Exercise aim
Copy the lines from the start of the records below through the line containing "(0,0) rectangle (1074,560);", both included, and leave out the pictures.

Given information
— start —
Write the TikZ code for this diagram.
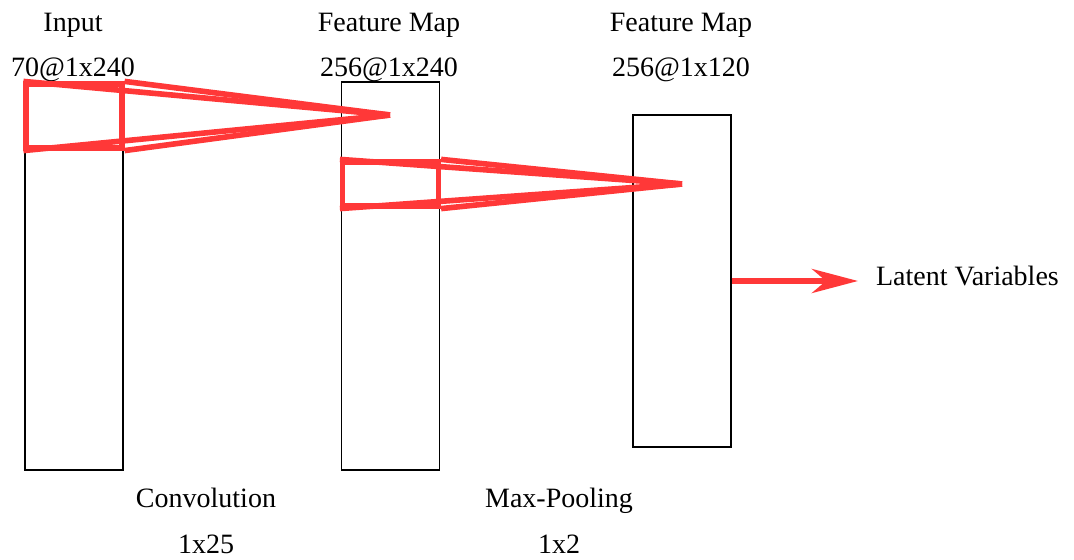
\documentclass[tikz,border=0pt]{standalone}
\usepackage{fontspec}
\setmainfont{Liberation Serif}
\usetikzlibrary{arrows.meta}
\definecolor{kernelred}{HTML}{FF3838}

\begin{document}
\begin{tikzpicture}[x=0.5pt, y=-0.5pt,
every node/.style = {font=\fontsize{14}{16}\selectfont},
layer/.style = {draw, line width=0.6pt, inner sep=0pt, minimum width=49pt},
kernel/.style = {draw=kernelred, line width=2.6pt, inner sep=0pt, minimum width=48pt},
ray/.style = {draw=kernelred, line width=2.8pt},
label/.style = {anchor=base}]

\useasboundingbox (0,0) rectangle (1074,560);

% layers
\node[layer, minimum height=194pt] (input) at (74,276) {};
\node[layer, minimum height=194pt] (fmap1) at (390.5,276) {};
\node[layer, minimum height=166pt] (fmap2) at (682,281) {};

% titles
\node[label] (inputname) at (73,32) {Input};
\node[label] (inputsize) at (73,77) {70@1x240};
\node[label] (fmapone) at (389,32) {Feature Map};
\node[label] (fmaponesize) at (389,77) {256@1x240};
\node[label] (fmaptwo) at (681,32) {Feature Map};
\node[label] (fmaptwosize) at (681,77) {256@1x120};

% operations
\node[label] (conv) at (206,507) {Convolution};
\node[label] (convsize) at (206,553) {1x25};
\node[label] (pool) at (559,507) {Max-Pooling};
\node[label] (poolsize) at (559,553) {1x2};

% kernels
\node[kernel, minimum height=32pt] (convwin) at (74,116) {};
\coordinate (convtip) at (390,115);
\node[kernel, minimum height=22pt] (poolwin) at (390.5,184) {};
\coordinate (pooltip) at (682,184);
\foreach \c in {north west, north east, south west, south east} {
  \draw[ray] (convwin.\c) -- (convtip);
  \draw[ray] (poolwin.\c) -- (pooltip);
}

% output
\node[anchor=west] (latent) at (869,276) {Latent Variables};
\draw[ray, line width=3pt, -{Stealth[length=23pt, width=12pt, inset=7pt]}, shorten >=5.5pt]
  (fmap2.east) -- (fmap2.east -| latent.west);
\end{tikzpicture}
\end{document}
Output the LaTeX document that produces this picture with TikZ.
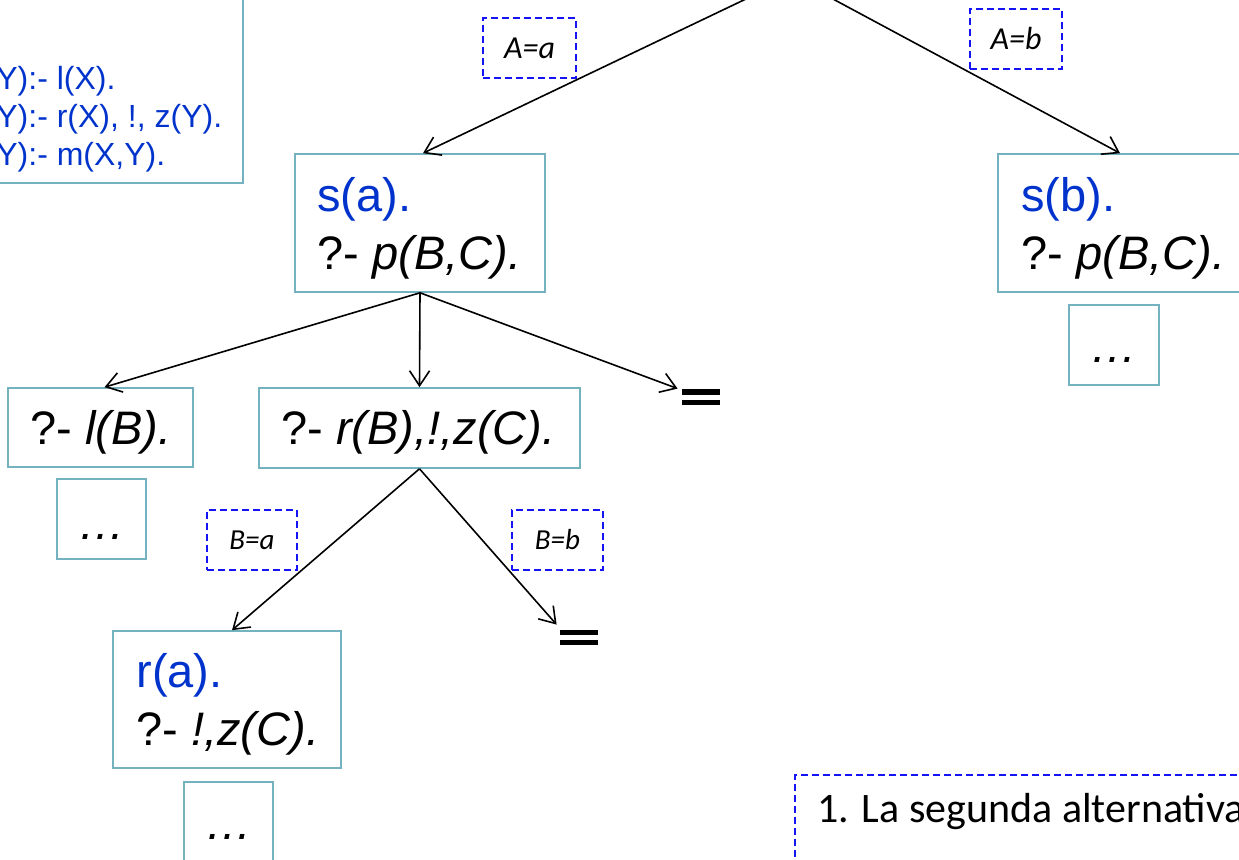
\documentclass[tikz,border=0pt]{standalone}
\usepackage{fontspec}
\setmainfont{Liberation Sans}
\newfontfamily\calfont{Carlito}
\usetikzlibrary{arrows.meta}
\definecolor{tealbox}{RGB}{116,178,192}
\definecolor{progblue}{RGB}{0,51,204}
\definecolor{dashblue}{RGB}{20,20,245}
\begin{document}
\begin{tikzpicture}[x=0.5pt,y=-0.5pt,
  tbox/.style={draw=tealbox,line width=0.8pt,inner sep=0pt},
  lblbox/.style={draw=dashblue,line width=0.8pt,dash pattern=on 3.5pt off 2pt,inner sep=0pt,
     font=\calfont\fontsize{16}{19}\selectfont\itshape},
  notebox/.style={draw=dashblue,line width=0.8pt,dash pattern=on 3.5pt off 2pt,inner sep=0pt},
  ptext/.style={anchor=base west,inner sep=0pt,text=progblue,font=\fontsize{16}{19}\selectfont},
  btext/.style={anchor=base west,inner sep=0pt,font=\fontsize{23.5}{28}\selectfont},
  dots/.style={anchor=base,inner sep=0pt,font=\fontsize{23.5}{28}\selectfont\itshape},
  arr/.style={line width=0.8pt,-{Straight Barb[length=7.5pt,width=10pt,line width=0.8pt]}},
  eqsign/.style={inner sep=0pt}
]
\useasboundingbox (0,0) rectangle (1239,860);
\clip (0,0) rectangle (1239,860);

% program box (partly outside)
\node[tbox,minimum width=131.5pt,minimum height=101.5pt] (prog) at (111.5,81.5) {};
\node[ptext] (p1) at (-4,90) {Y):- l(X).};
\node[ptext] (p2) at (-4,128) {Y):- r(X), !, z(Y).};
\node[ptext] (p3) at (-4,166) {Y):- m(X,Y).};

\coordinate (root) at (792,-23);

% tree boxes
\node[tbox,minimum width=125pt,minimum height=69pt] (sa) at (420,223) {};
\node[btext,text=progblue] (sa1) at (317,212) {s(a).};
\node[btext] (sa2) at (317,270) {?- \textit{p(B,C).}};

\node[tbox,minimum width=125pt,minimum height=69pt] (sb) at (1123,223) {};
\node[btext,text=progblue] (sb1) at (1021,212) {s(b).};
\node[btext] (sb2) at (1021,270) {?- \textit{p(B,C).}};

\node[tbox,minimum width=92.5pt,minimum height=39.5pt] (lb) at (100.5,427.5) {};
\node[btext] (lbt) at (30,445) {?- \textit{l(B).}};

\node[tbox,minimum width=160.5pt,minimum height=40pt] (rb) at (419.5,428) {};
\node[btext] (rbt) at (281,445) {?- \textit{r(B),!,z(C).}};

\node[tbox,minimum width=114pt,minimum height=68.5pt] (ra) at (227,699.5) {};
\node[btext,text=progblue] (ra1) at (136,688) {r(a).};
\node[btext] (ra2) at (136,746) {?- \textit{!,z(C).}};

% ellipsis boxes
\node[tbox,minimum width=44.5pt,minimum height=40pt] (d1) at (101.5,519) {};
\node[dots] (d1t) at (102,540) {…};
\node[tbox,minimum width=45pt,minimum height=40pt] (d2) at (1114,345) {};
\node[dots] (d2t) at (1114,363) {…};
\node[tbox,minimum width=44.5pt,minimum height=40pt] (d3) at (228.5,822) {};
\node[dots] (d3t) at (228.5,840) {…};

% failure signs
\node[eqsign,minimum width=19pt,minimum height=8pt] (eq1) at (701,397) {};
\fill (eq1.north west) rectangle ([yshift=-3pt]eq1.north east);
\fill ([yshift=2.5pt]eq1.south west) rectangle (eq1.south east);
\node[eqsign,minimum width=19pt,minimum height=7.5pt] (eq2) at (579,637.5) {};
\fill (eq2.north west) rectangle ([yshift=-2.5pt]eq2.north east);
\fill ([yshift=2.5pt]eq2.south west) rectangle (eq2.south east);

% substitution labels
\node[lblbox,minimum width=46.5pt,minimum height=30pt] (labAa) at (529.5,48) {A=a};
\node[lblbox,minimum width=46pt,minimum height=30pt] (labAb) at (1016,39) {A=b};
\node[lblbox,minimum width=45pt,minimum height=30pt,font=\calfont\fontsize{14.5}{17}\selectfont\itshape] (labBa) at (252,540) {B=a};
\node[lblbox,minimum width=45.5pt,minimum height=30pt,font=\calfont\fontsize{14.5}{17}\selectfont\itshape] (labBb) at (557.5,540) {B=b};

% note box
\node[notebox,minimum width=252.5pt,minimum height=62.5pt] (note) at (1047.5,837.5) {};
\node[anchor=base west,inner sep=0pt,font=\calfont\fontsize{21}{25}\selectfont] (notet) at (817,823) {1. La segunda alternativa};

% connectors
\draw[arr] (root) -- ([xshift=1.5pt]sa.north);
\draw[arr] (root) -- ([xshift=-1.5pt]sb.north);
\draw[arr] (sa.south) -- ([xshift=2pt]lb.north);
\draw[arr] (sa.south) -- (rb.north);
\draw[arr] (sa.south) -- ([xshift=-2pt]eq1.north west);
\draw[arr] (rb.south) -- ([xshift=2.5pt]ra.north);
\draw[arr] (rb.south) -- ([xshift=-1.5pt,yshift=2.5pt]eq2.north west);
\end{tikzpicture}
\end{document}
— end —
Correct output
Write the TikZ code for this diagram.
\documentclass[tikz,border=0pt]{standalone}
\usepackage{fontspec}
\setmainfont{Liberation Serif}
\usetikzlibrary{arrows.meta}
\definecolor{kernelred}{HTML}{FF3838}

\begin{document}
\begin{tikzpicture}[x=0.5pt, y=-0.5pt,
every node/.style = {font=\fontsize{14}{16}\selectfont},
layer/.style = {draw, line width=0.6pt, inner sep=0pt, minimum width=49pt},
kernel/.style = {draw=kernelred, line width=2.6pt, inner sep=0pt, minimum width=48pt},
ray/.style = {draw=kernelred, line width=2.8pt},
label/.style = {anchor=base}]

\useasboundingbox (0,0) rectangle (1074,560);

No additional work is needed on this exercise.